### WHAT THE TASK ASKS
Extract each line from the entries below that has the string "matplotlib" in it.

### THE INPUT
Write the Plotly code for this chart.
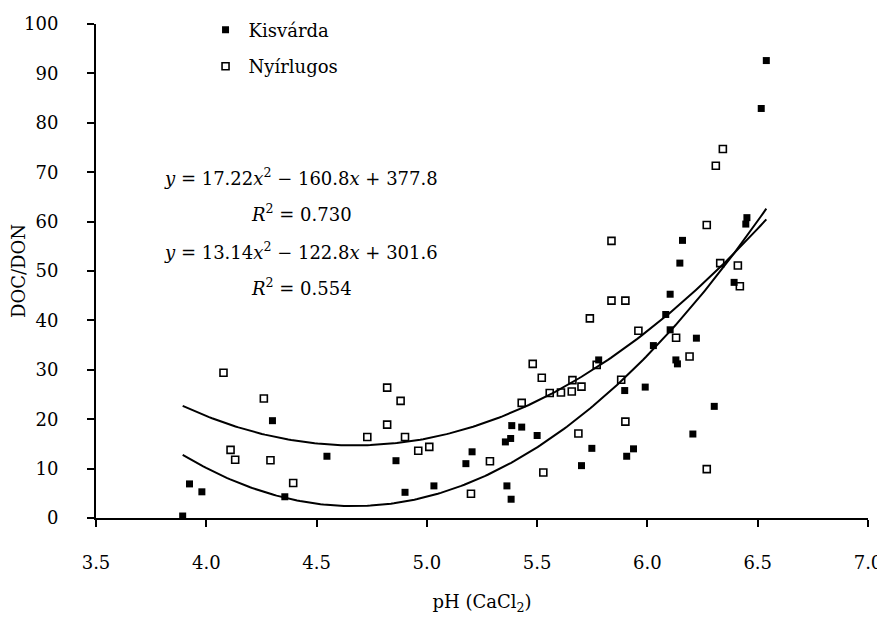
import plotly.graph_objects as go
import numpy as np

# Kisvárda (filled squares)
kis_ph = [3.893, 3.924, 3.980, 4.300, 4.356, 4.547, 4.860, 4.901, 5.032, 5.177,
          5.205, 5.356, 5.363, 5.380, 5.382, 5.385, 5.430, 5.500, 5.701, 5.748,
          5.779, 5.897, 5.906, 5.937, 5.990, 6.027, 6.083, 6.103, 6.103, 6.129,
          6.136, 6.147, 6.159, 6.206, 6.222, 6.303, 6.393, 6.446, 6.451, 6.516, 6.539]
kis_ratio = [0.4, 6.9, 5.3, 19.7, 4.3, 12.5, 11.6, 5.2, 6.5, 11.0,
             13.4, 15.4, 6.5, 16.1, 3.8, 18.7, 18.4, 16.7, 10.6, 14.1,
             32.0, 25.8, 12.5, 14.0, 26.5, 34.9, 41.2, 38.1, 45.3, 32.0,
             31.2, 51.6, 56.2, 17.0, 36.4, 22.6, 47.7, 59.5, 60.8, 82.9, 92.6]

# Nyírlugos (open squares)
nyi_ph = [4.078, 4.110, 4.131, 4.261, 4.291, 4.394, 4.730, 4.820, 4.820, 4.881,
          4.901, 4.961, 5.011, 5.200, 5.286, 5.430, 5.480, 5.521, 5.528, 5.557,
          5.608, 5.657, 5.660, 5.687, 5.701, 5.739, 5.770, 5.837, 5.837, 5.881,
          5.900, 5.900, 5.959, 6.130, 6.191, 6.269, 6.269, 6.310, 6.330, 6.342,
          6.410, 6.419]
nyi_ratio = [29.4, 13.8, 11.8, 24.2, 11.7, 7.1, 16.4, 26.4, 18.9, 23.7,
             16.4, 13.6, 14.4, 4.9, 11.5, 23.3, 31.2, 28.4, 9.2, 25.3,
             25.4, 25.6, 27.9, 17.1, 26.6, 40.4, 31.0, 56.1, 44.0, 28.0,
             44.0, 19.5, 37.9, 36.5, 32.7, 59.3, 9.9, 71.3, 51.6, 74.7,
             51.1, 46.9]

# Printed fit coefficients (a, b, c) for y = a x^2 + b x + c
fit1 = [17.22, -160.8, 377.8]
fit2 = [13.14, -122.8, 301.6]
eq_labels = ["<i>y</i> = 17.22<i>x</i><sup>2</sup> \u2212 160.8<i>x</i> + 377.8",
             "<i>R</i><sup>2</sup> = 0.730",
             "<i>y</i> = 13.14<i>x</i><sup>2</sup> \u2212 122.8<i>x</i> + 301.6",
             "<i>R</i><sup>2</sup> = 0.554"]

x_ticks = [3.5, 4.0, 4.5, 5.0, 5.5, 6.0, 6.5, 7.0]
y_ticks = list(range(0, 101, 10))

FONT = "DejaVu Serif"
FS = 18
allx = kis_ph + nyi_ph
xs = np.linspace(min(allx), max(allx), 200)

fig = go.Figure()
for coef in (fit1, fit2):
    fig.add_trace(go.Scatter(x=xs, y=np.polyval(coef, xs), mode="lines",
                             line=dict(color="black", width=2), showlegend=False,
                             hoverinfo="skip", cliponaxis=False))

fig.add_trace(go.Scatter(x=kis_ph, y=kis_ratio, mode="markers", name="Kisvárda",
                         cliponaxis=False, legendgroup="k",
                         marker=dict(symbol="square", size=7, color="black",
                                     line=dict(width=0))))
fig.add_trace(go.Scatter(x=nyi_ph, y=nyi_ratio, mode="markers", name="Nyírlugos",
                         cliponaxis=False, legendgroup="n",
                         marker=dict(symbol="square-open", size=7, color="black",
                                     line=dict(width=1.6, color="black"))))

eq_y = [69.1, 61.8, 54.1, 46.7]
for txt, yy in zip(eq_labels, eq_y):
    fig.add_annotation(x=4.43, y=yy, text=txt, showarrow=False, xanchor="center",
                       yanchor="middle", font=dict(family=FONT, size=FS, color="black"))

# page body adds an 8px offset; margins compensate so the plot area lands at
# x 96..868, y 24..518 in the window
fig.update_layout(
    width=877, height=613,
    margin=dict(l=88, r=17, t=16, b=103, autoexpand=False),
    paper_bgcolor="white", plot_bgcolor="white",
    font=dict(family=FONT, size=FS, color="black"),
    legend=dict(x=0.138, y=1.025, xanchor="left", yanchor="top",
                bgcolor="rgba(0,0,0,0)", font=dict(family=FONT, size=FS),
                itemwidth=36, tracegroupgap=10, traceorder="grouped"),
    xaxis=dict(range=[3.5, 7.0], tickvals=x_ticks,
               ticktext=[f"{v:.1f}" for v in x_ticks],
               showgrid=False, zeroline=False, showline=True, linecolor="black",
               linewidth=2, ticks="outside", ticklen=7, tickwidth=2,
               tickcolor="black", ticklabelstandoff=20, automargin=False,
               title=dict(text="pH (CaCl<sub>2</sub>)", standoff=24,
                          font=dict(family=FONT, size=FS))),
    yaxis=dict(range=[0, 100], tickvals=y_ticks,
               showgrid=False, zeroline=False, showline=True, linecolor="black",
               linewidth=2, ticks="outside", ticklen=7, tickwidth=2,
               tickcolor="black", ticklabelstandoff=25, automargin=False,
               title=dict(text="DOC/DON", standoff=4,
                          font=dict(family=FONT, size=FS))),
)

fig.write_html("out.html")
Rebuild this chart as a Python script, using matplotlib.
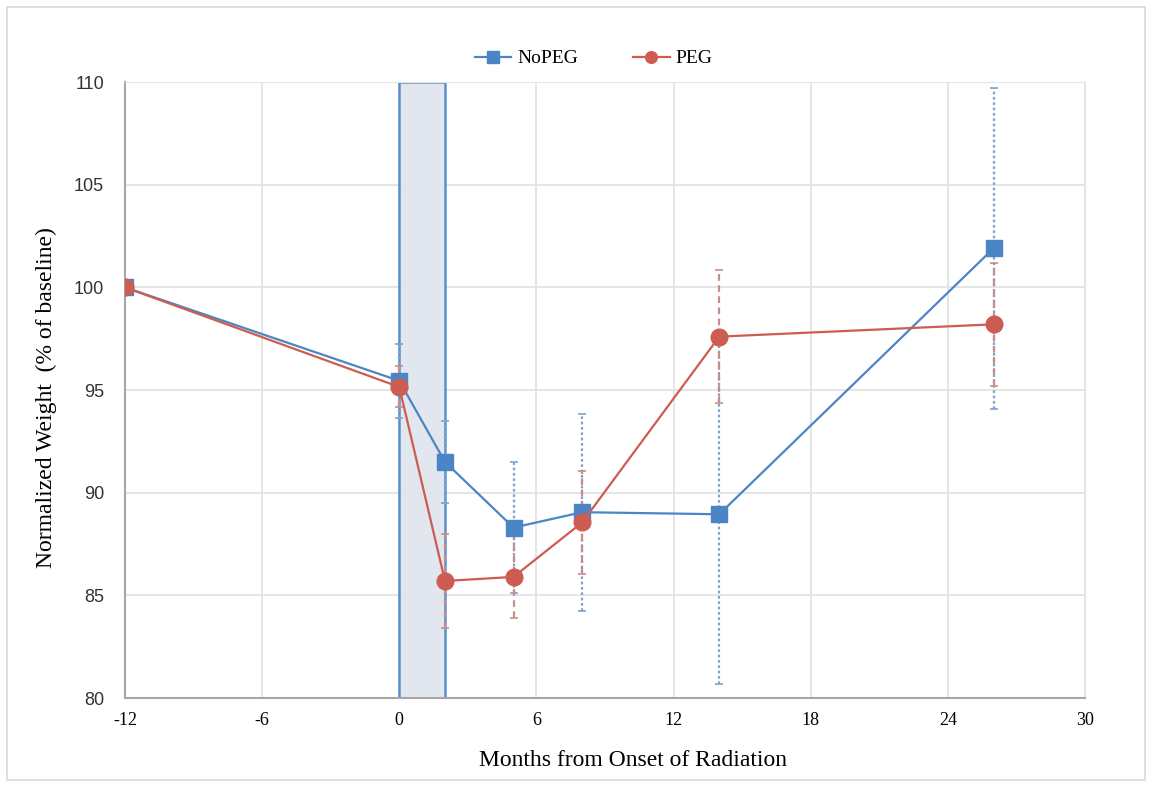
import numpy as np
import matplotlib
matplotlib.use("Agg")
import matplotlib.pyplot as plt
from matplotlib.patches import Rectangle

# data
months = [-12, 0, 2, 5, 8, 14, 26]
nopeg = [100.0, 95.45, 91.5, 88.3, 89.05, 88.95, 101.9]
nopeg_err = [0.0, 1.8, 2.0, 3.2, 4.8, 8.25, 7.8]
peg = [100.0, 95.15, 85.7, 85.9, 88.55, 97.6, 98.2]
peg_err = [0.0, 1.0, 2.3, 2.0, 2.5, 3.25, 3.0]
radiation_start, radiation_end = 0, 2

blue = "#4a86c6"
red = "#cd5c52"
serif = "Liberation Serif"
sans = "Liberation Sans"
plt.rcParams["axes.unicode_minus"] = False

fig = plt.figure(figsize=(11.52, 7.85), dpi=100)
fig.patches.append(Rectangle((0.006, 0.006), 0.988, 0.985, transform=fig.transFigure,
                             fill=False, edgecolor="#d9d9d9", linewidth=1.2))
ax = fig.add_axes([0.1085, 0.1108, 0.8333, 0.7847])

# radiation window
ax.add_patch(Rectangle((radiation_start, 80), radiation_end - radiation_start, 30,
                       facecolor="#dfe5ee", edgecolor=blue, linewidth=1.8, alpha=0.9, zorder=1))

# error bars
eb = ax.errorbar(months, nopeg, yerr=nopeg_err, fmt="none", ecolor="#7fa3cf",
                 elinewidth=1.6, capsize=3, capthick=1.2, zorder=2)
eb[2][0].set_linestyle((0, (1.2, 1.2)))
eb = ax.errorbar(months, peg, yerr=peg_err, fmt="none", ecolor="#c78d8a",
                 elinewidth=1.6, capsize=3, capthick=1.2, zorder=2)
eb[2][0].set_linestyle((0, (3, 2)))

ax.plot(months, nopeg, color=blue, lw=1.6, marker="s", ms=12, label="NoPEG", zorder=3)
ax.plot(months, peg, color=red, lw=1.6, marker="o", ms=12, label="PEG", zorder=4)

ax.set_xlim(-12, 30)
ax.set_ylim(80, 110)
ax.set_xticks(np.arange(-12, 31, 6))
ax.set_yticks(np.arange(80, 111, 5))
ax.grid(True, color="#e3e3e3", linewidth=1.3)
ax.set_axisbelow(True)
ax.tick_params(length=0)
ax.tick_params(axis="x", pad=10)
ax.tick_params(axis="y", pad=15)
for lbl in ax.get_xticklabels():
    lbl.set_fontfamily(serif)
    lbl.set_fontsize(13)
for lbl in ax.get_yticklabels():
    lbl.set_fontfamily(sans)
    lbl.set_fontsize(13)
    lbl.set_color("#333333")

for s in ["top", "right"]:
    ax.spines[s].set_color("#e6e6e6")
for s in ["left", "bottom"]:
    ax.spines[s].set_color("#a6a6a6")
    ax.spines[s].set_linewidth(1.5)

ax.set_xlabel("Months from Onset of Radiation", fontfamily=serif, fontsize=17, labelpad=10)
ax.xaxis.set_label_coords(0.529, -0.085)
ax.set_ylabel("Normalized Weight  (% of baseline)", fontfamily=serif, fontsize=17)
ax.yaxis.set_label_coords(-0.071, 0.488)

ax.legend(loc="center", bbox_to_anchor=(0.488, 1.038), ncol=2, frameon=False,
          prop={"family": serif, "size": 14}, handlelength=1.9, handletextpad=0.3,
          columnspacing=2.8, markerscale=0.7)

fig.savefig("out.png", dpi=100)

### EXERCISE ANSWER
Rebuild this chart as a Python script, using matplotlib.
import matplotlib
matplotlib.use("Agg")
import matplotlib.pyplot as plt
from matplotlib.patches import Rectangle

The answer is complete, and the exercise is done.